Begin

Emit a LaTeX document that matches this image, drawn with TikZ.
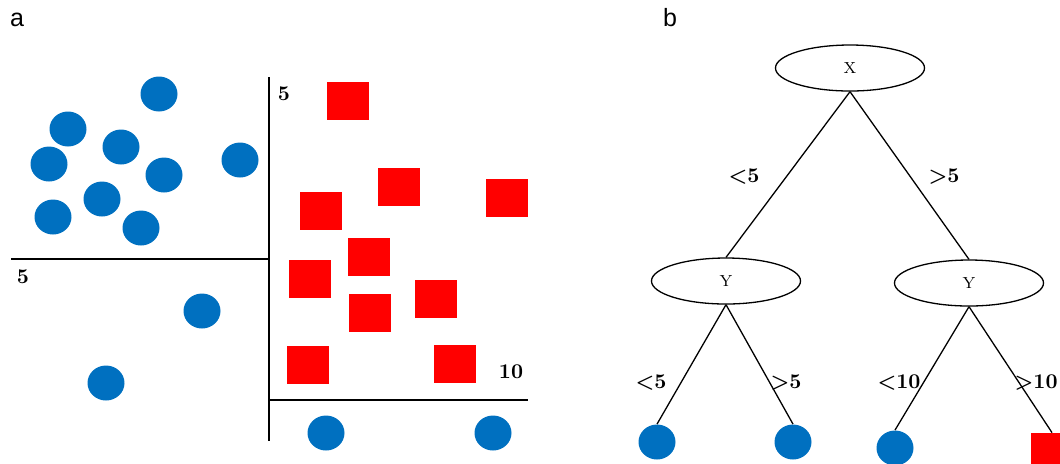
\documentclass[tikz,border=0pt]{standalone}
\usepackage{fontspec}
\newfontfamily\panelfont{Liberation Sans}
\usetikzlibrary{shapes.geometric}
\definecolor{dotblue}{RGB}{0,112,192}
\definecolor{boxred}{RGB}{255,0,0}

\begin{document}
\begin{tikzpicture}[x=0.5pt, y=-0.5pt,
 dot/.style={ellipse, fill=dotblue, inner sep=0pt, minimum width=18.5pt, minimum height=17.5pt},
 sq/.style={rectangle, fill=boxred, inner sep=0pt, minimum width=21pt, minimum height=19pt},
 split/.style={ellipse, draw, line width=.65pt, inner sep=0pt, minimum width=74.5pt, minimum height=23pt, font=\fontsize{8}{9}\selectfont},
 tick/.style={inner sep=0pt, font=\fontsize{10.5}{12}\selectfont\bfseries},
 panel/.style={inner sep=0pt, font=\panelfont\fontsize{12.5}{14}\selectfont},
 axis/.style={line width=1pt},
 edge/.style={line width=.65pt}]
\useasboundingbox (0,0) rectangle (1060,463);
\clip (0,0) rectangle (1060,463);
\node[panel] (pa) at (17,20) {a};
\node[panel] (pb) at (670,18) {b};
% scatter plot
\coordinate (ytop) at (269,77);
\coordinate (ybot) at (269,441);
\coordinate (xleft) at (11,259);
\coordinate (xmid) at (269,259);
\coordinate (xlow) at (269,400);
\coordinate (xright) at (528,400);
\draw[axis] (ytop) -- (ybot);
\draw[axis] (xleft) -- (xmid);
\draw[axis] (xlow) -- (xright);
\node[tick] (t1) at (23,277) {5};
\node[tick] (t2) at (284,94) {5};
\node[tick] (t3) at (511,372) {10};
\node[dot] (c1) at (159,94) {};
\node[dot] (c2) at (68,129) {};
\node[dot] (c3) at (121,147) {};
\node[dot] (c4) at (49,164) {};
\node[dot] (c5) at (164,175) {};
\node[dot] (c6) at (240,160) {};
\node[dot] (c7) at (102,199) {};
\node[dot] (c8) at (53,217) {};
\node[dot] (c9) at (141,228) {};
\node[dot] (c10) at (202,311) {};
\node[dot] (c11) at (106,383) {};
\node[dot] (c12) at (326,433) {};
\node[dot] (c13) at (493,433) {};
\node[sq] (s1) at (348,101) {};
\node[sq] (s2) at (321,211) {};
\node[sq] (s3) at (399,187) {};
\node[sq] (s4) at (507,198) {};
\node[sq] (s5) at (369,257) {};
\node[sq] (s6) at (310,279) {};
\node[sq] (s7) at (370,313) {};
\node[sq] (s8) at (436,299) {};
\node[sq] (s9) at (308,365) {};
\node[sq] (s10) at (455,364) {};
% decision tree
\node[split] (rootX) at (850,68) {X};
\node[split] (leftY) at (726,281) {Y};
\node[split] (rightY) at (969,283) {Y};
\node[dot] (leaf1) at (657,442) {};
\node[dot] (leaf2) at (793,442) {};
\node[dot] (leaf3) at (895,448) {};
\node[sq] (leaf4) at (1052,452) {};
\draw[edge] (rootX.south) -- (leftY.north);
\draw[edge] (rootX.south) -- (rightY.north);
\draw[edge] (leftY.south) -- (leaf1.north);
\draw[edge] (leftY.south) -- (leaf2.north);
\draw[edge] (rightY.south) -- (leaf3.north);
\draw[edge] (rightY.south) -- (leaf4.north);
\node[tick] (l1) at (744,177) {<5};
\node[tick] (l2) at (944,177) {>5};
\node[tick] (l3) at (651,383) {<5};
\node[tick] (l4) at (786,383) {>5};
\node[tick] (l5) at (899,383) {<10};
\node[tick, anchor=east] (l6) at (1058,383) {>10};
\end{tikzpicture}
\end{document}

End

* GOAL OF THE EXERCISE: Write out the full listing verbatim, excluding its pictures.

* ANSWER BELOW:
Emit a LaTeX document that matches this image, drawn with TikZ.
\documentclass[tikz,border=0pt]{standalone}
\usepackage{fontspec}
\newfontfamily\panelfont{Liberation Sans}
\usetikzlibrary{shapes.geometric}
\definecolor{dotblue}{RGB}{0,112,192}
\definecolor{boxred}{RGB}{255,0,0}

\begin{document}
\begin{tikzpicture}[x=0.5pt, y=-0.5pt,
 dot/.style={ellipse, fill=dotblue, inner sep=0pt, minimum width=18.5pt, minimum height=17.5pt},
 sq/.style={rectangle, fill=boxred, inner sep=0pt, minimum width=21pt, minimum height=19pt},
 split/.style={ellipse, draw, line width=.65pt, inner sep=0pt, minimum width=74.5pt, minimum height=23pt, font=\fontsize{8}{9}\selectfont},
 tick/.style={inner sep=0pt, font=\fontsize{10.5}{12}\selectfont\bfseries},
 panel/.style={inner sep=0pt, font=\panelfont\fontsize{12.5}{14}\selectfont},
 axis/.style={line width=1pt},
 edge/.style={line width=.65pt}]
\useasboundingbox (0,0) rectangle (1060,463);
\clip (0,0) rectangle (1060,463);
\node[panel] (pa) at (17,20) {a};
\node[panel] (pb) at (670,18) {b};
% scatter plot
\coordinate (ytop) at (269,77);
\coordinate (ybot) at (269,441);
\coordinate (xleft) at (11,259);
\coordinate (xmid) at (269,259);
\coordinate (xlow) at (269,400);
\coordinate (xright) at (528,400);
\draw[axis] (ytop) -- (ybot);
\draw[axis] (xleft) -- (xmid);
\draw[axis] (xlow) -- (xright);
\node[tick] (t1) at (23,277) {5};
\node[tick] (t2) at (284,94) {5};
\node[tick] (t3) at (511,372) {10};
\node[dot] (c1) at (159,94) {};
\node[dot] (c2) at (68,129) {};
\node[dot] (c3) at (121,147) {};
\node[dot] (c4) at (49,164) {};
\node[dot] (c5) at (164,175) {};
\node[dot] (c6) at (240,160) {};
\node[dot] (c7) at (102,199) {};
\node[dot] (c8) at (53,217) {};
\node[dot] (c9) at (141,228) {};
\node[dot] (c10) at (202,311) {};
\node[dot] (c11) at (106,383) {};
\node[dot] (c12) at (326,433) {};
\node[dot] (c13) at (493,433) {};
\node[sq] (s1) at (348,101) {};
\node[sq] (s2) at (321,211) {};
\node[sq] (s3) at (399,187) {};
\node[sq] (s4) at (507,198) {};
\node[sq] (s5) at (369,257) {};
\node[sq] (s6) at (310,279) {};
\node[sq] (s7) at (370,313) {};
\node[sq] (s8) at (436,299) {};
\node[sq] (s9) at (308,365) {};
\node[sq] (s10) at (455,364) {};
% decision tree
\node[split] (rootX) at (850,68) {X};
\node[split] (leftY) at (726,281) {Y};
\node[split] (rightY) at (969,283) {Y};
\node[dot] (leaf1) at (657,442) {};
\node[dot] (leaf2) at (793,442) {};
\node[dot] (leaf3) at (895,448) {};
\node[sq] (leaf4) at (1052,452) {};
\draw[edge] (rootX.south) -- (leftY.north);
\draw[edge] (rootX.south) -- (rightY.north);
\draw[edge] (leftY.south) -- (leaf1.north);
\draw[edge] (leftY.south) -- (leaf2.north);
\draw[edge] (rightY.south) -- (leaf3.north);
\draw[edge] (rightY.south) -- (leaf4.north);
\node[tick] (l1) at (744,177) {<5};
\node[tick] (l2) at (944,177) {>5};
\node[tick] (l3) at (651,383) {<5};
\node[tick] (l4) at (786,383) {>5};
\node[tick] (l5) at (899,383) {<10};
\node[tick, anchor=east] (l6) at (1058,383) {>10};
\end{tikzpicture}
\end{document}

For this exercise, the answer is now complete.